The report finds that many of these problems were rooted in an unclear demarcation of roles and responsibilities between the Council, the 661 Committee (overseeing the programme) and the Secretariat – in particular by this Council's decision to retain substantial elements of operational control within the 661 committee, composed of national diplomats working under highly politicized instructions from their home governments, yet willing to take decisions only when there was unanimous consent among all the 15 members.
“But one thing should be clear right now,” he went on. “The Inquiry's findings underscore the vital importance of proposed management reforms, many of which are at this very minute being negotiated by Members in the General Assembly, with a view to their adoption, as part of a broader agenda of political and institutional change, by next week's summit,” he added, referring to the 2005 World Summit at UN Headquarters in New York.
“As you know, I have already embarked on new reforms in areas where I have discretion – reforms designed to improve the performance of senior management, to strengthen oversight and accountability, to increase transparency, and to ensure the highest standards of ethics, notably by creating a new Ethics Office. But there are many key decisions that only the General Assembly can make.”
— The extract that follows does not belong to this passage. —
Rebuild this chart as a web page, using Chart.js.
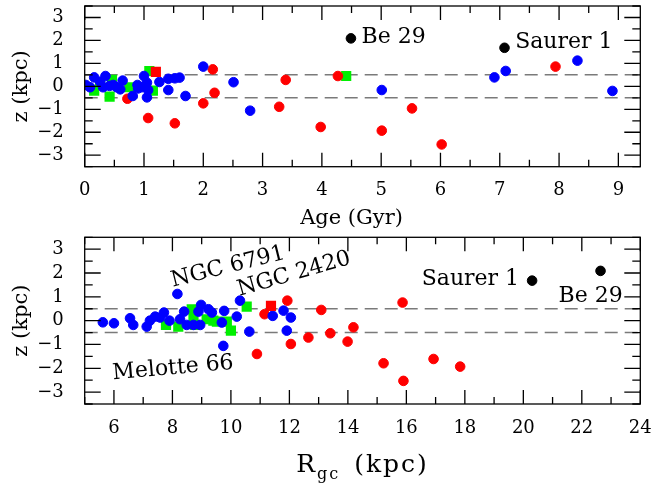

Not only must a stronger and better-resourced oversight structure be fully independent of the Secretariat and from political interference by Member States, but “the Secretary-General himself should be allowed to carry out his functions effectively, taking day-to-day decisions on deployment of staff and resources without having to wait for prior approval from the General Assembly, or this Council, or their various committees,” he declared.